La compétence et le mérite comme seuls repères
Au-delà de la polémique provoquée par le dernier mouvement des délégués, mouvement sur lequel Youssef Chahed a annoncé ne pas avoir l'intention de faire marche arrière, surgissent beaucoup d'interrogations. Le concept de la « neutralité » se répète à six reprises du préambule à la page sept de la nouvelle Constitution, couvrant les secteurs des mosquées, de l'administration, de l'enseignement, de l'armée, de la sécurité nationale et de la justice. Ce principe a, en vérité, représenté pour les députés des divers camps, qui se sont livré bataille sur bataille le long de deux ans et demi d'affrontements sous la coupole de l'Assemblée constituante autour de la Loi fondamentale, comme un pacte de non-agression mutuelle pour l'avenir.
Plus particulièrement l'article 15 de la Constitution préconise : « L'administration publique est au service du citoyen et de l'intérêt général. Son organisation et son fonctionnement sont soumis aux principes de neutralité, d'égalité et de continuité du service public... ». L'application de cette valeur tarde à voir le jour, même si une neutralité totale reste utopique. Pour Salsabil Klibi, la réaction virulente de certains partis politiques de l'opposition quant à la désignation des délégués ne découle pas d'une position de principe, mais plutôt d'une frustration pour ne pas avoir reçu leur part du gâteau. Elle note : « On n'a pas encore saisi que l'administration de l'Etat appartient fondamentalement à l'Etat.
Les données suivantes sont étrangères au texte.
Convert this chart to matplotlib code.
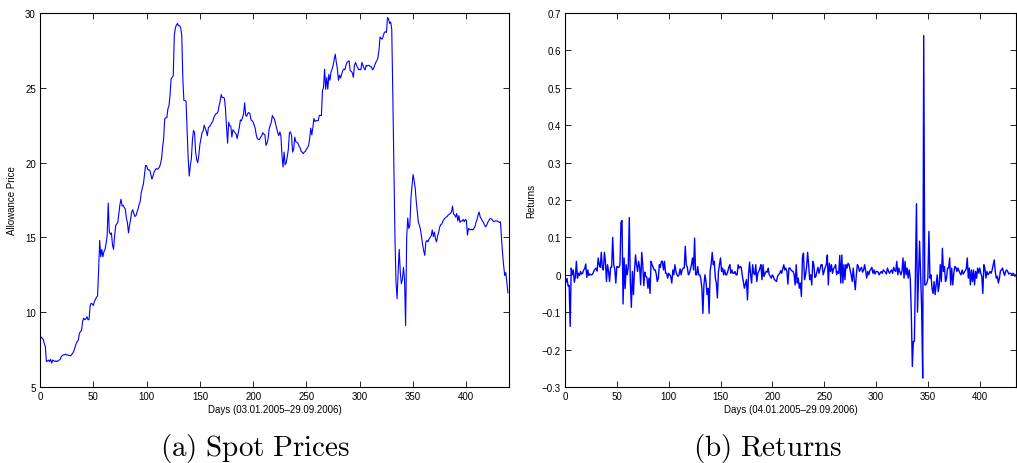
import matplotlib
matplotlib.use("Agg")
import matplotlib.pyplot as plt
import numpy as np

# Spot prices (daily)
price = [
    8.4, 8.35, 8.25, 8.2, 7.9, 7.7, 6.7, 6.75, 6.8, 6.7,
    6.85, 6.6, 6.8, 6.75, 6.7, 6.75, 6.7, 6.75, 6.8, 6.85,
    7.05, 7.1, 7.15, 7.15, 7.2, 7.15, 7.15, 7.1, 7.1, 7.1,
    7.2, 7.3, 7.45, 7.7, 7.9, 8.05, 8.15, 8.6, 8.7, 8.8,
    9.4, 9.6, 9.5, 9.55, 9.7, 9.5, 9.5, 10.4, 10.6, 10.55,
    10.45, 10.7, 10.85, 11.0, 11.1, 12.8, 14.8, 13.7, 14.2, 13.7,
    14.05, 14.2, 14.6, 15.1, 17.3, 15.4, 15.2, 15.3, 14.5, 14.2,
    15.1, 15.8, 15.9, 16.0, 16.6, 17.2, 17.55, 17.1, 17.15, 17.0,
    16.9, 16.3, 16.0, 15.3, 15.8, 16.2, 16.7, 16.85, 16.6, 16.4,
    16.45, 16.7, 16.9, 17.2, 17.4, 18.0, 18.3, 18.55, 19.2, 19.8,
    19.8, 19.55, 19.5, 19.5, 19.2, 18.9, 19.1, 19.35, 19.5, 19.6,
    19.55, 19.6, 19.7, 19.9, 20.25, 21.0, 21.6, 22.9, 23.0, 23.0,
    23.6, 23.8, 24.5, 25.6, 25.7, 25.8, 28.5, 29.0, 29.2, 29.3,
    29.15, 29.15, 29.0, 28.5, 25.6, 24.15, 24.15, 24.1, 22.25, 20.3,
    19.1, 19.8, 20.25, 21.5, 22.15, 22.0, 20.7, 20.2, 20.0, 20.5,
    21.2, 21.6, 22.0, 22.1, 22.5, 22.3, 22.1, 21.8, 22.35, 22.4,
    22.5, 22.65, 22.75, 23.0, 23.15, 23.25, 23.3, 23.4, 23.8, 24.1,
    24.55, 24.35, 24.35, 24.3, 23.6, 22.35, 21.3, 22.7, 22.45, 22.45,
    21.7, 22.2, 22.1, 22.0, 21.9, 21.6, 22.0, 22.35, 22.85, 22.8,
    23.0, 23.25, 24.0, 23.15, 23.1, 23.3, 23.35, 23.25, 22.85, 22.8,
    22.7, 22.5, 22.25, 21.8, 21.6, 21.55, 21.55, 21.7, 21.8, 22.0,
    21.9, 21.85, 21.15, 21.3, 21.6, 22.25, 22.5, 22.7, 23.15, 23.0,
    22.9, 22.6, 22.3, 22.0, 21.8, 22.05, 21.8, 20.5, 19.7, 20.7,
    19.85, 20.0, 20.4, 20.9, 22.0, 22.05, 21.8, 20.7, 20.9, 21.7,
    21.4, 21.35, 21.3, 21.1, 21.0, 20.75, 20.7, 20.6, 20.7, 20.75,
    20.9, 21.0, 21.15, 21.6, 22.3, 21.85, 22.35, 22.95, 22.75, 22.8,
    22.8, 22.8, 23.15, 23.15, 23.15, 24.8, 25.05, 26.25, 24.9, 25.7,
    24.9, 25.9, 25.5, 26.05, 26.25, 26.5, 26.9, 27.25, 26.7, 26.25,
    25.5, 25.85, 25.65, 25.9, 26.15, 26.25, 26.2, 26.5, 26.7, 26.75,
    26.8, 26.15, 26.1, 26.0, 25.7, 26.5, 26.7, 26.5, 26.35, 26.2,
    26.25, 26.2, 26.7, 26.5, 26.3, 26.2, 26.5, 26.45, 26.5, 26.5,
    26.4, 26.4, 26.2, 26.3, 26.5, 26.7, 26.8, 27.0, 27.5, 28.4,
    28.3, 28.25, 28.45, 28.7, 28.75, 28.7, 29.7, 29.6, 29.3, 29.4,
    28.9, 24.5, 19.5, 15.0, 12.0, 10.9, 12.7, 14.2, 12.7, 11.9,
    12.2, 13.0, 12.2, 9.1, 15.0, 16.3, 15.6, 15.8, 17.6, 18.45,
    19.2, 18.8, 18.3, 17.4, 16.7, 16.0, 15.8, 15.5, 15.0, 14.5,
    14.1, 13.8, 14.7, 14.8, 14.7, 14.9, 15.0, 15.1, 15.5, 15.05,
    15.35, 14.9, 14.7, 15.1, 15.35, 15.7, 15.85, 15.9, 16.1, 16.2,
    16.3, 16.35, 16.4, 16.5, 16.55, 16.6, 16.7, 17.1, 16.55, 16.5,
    16.35, 16.6, 16.1, 16.45, 16.0, 16.1, 16.1, 16.2, 16.05, 16.2,
    16.15, 15.15, 15.6, 15.55, 15.5, 15.55, 15.5, 15.6, 15.7, 16.0,
    16.2, 16.5, 16.7, 16.35, 16.25, 16.1, 16.0, 15.85, 15.7, 15.8,
    16.0, 16.1, 16.25, 16.25, 16.2, 16.1, 16.05, 16.1, 16.1, 16.1,
    16.05, 16.0, 16.05, 14.9, 13.9, 13.1, 12.45, 12.65, 12.0, 11.3,
]

# Returns (daily)
returns = [
    0.0, -0.02, -0.01, -0.03, -0.028, -0.138, 0.018, 0.0, 0.013, -0.02,
    -0.005, 0.036, -0.009, 0.004, -0.002, 0.009, 0.002, 0.004, 0.013, 0.016,
    0.029, -0.007, 0.013, -0.002, 0.002, 0.0, 0.0, 0.004, 0.011, 0.015,
    0.018, 0.01, 0.045, 0.027, 0.02, 0.06, 0.018, 0.013, 0.06, 0.036,
    -0.018, 0.027, 0.009, -0.018, 0.02, 0.02, 0.10, 0.027, 0.016, -0.022,
    0.022, 0.02, 0.02, 0.027, 0.14, 0.145, -0.078, 0.045, -0.037, 0.027,
    0.0, 0.02, 0.153, -0.018, -0.087, 0.009, -0.053, 0.01, 0.053, 0.027,
    0.009, 0.036, 0.02, -0.027, 0.06, 0.027, -0.029, 0.007, -0.004, -0.007,
    -0.036, -0.009, -0.05, 0.036, 0.027, 0.02, 0.013, 0.013, 0.002, -0.018,
    -0.01, 0.027, 0.02, 0.036, 0.036, 0.013, 0.036, 0.004, 0.004, -0.009,
    0.004, 0.0, -0.005, -0.022, 0.013, 0.0, 0.027, 0.009, 0.0, -0.004,
    0.0, 0.016, 0.0, 0.013, 0.018, 0.018, 0.076, 0.027, 0.02, 0.0,
    0.004, 0.015, 0.027, 0.045, 0.013, 0.098, 0.0, 0.0, 0.022, 0.0,
    0.0, -0.01, -0.036, -0.103, -0.027, 0.0, -0.018, -0.053, -0.036, -0.103,
    0.01, 0.03, 0.06, 0.027, 0.036, -0.009, -0.022, -0.062, 0.009, 0.027,
    0.045, 0.009, 0.018, 0.0, 0.013, 0.0, 0.0, 0.009, 0.02, 0.027,
    0.004, 0.013, 0.004, 0.004, 0.009, 0.0, 0.0, 0.027, 0.018, 0.022,
    0.02, -0.002, -0.018, -0.036, -0.025, -0.013, -0.067, 0.0, 0.034, 0.0,
    -0.022, 0.027, 0.004, 0.0, 0.027, -0.018, 0.004, 0.01, 0.018, 0.027,
    -0.013, 0.027, -0.004, 0.004, 0.009, 0.007, 0.018, 0.0, -0.004, -0.009,
    0.0, -0.005, -0.013, -0.015, -0.018, -0.004, 0.0, 0.004, 0.011, 0.004,
    0.015, 0.027, 0.013, 0.018, 0.01, -0.025, 0.018, 0.018, 0.013, 0.01,
    0.009, 0.0, -0.027, 0.027, -0.022, -0.009, -0.036, -0.022, -0.058, 0.045,
    0.058, -0.013, 0.0, 0.02, 0.06, 0.027, -0.013, 0.0, -0.027, 0.036,
    0.027, -0.007, -0.004, 0.009, 0.02, 0.004, 0.015, 0.027, 0.027, 0.0,
    0.01, 0.02, 0.027, 0.053, -0.027, 0.031, 0.009, 0.027, 0.004, 0.016,
    0.02, 0.027, 0.0, 0.009, 0.004, 0.052, -0.022, 0.053, -0.022, 0.027,
    -0.013, 0.027, 0.018, 0.031, 0.027, 0.013, 0.0, -0.018, 0.018, -0.013,
    -0.04, 0.0, 0.027, 0.022, 0.009, 0.015, 0.02, 0.007, 0.013, 0.027,
    0.01, -0.009, 0.009, 0.0, 0.011, 0.015, 0.02, 0.004, 0.013, 0.002,
    0.009, 0.009, 0.007, 0.0, 0.005, 0.009, 0.004, 0.013, 0.01, 0.007,
    0.002, 0.018, 0.01, 0.004, 0.009, 0.013, 0.004, 0.02, 0.012, 0.009,
    0.036, 0.0, 0.018, 0.008, 0.0, 0.009, 0.045, -0.009, 0.036, 0.0,
    0.018, -0.009, 0.013, -0.01, -0.1, -0.245, -0.178, -0.178, 0.0, 0.19,
    -0.1, 0.0, 0.09, 0.0, -0.09, -0.276, 0.64, -0.027, -0.027, -0.022,
    -0.009, 0.116, -0.009, 0.0, -0.036, -0.05, -0.018, -0.053, -0.027, 0.0,
    -0.045, -0.027, 0.027, -0.018, 0.071, 0.009, 0.022, -0.018, -0.009, 0.018,
    0.018, 0.045, -0.027, 0.018, -0.027, 0.004, 0.022, 0.02, 0.009, 0.018,
    0.011, 0.004, 0.0, 0.013, 0.002, 0.007, 0.011, 0.016, 0.045, -0.009,
    0.018, -0.027, 0.013, -0.018, 0.013, -0.027, 0.009, -0.009, 0.018, 0.004,
    0.018, 0.004, -0.004, -0.05, 0.027, 0.018, -0.009, 0.009, 0.0, 0.004,
    0.009, 0.004, 0.013, 0.027, 0.04, 0.009, -0.009, -0.004, -0.022, -0.009,
    0.011, 0.013, 0.018, 0.007, -0.002, 0.009, 0.013, 0.009, 0.002, 0.004,
    0.004, 0.0, 0.004, 0.002, -0.004, 0.0,
]

price_yticks = [5, 10, 15, 20, 25, 30]
ret_yticks = [-0.3, -0.2, -0.1, 0, 0.1, 0.2, 0.3, 0.4, 0.5, 0.6, 0.7]
day_ticks = [0, 50, 100, 150, 200, 250, 300, 350, 400]

plt.rcParams['font.family'] = ['Liberation Sans', 'DejaVu Sans']
plt.rcParams['mathtext.fontset'] = 'cm'

W, H = 1017, 464
fig = plt.figure(figsize=(W / 100, H / 100), dpi=100)

def style(ax):
    ax.tick_params(direction='in', top=True, right=True, length=4,
                   width=0.6, labelsize=7, pad=3)
    for s in ax.spines.values():
        s.set_linewidth(0.8)

# (a) spot prices
ax1 = fig.add_axes([40 / W, 1 - 388 / H, 469 / W, 374 / H])
ax1.plot(np.arange(len(price)), price, color='#0000ff', linewidth=0.8)
ax1.set_xlim(0, 440)
ax1.set_ylim(5, 30)
ax1.set_xticks(day_ticks)
ax1.set_yticks(price_yticks)
ax1.set_xlabel('Days (03.01.2005\u201329.09.2006)', fontsize=7, labelpad=2)
ax1.set_ylabel('Allowance Price', fontsize=7, labelpad=6)
style(ax1)

# (b) returns
ax2 = fig.add_axes([565 / W, 1 - 388 / H, 451 / W, 374 / H])
ax2.plot(np.arange(len(returns)), returns, color='#0000ff', linewidth=1.0)
ax2.set_xlim(0, 435)
ax2.set_ylim(-0.3, 0.7)
ax2.set_xticks(day_ticks)
ax2.set_yticks(ret_yticks)
ax2.set_yticklabels(['\u22120.3', '\u22120.2', '\u22120.1', '0', '0.1', '0.2',
                     '0.3', '0.4', '0.5', '0.6', '0.7'])
ax2.set_xlabel('Days (04.01.2005\u201329.09.2006)', fontsize=7, labelpad=2)
ax2.set_ylabel('Returns', fontsize=7, labelpad=4)
style(ax2)

# sub-figure captions
fig.text(255 / W, 1 - 449 / H, r'$\mathrm{(a)\ Spot\ Prices}$',
         ha='center', va='center', fontsize=21)
fig.text(768 / W, 1 - 449 / H, r'$\mathrm{(b)\ Returns}$',
         ha='center', va='center', fontsize=21)

fig.savefig('out.png', dpi=100)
D'où l'importance de la compétence et du mérite comme critères de recrutement ».
Les inquiétudes de Rafik Halouani, coordinateur général du réseau Mourakiboun, sont ailleurs. Les sondages démontrent jour après jour que les jeunes sont les premiers à s'avancer comme les désenchantés de la scène politique de cette longue période de transition. « Combien d'entre eux participeront aux élections municipales et régionales ? Que vaut un processus démocratique sans électeurs ? », s'interroge-t-il plus que sceptique.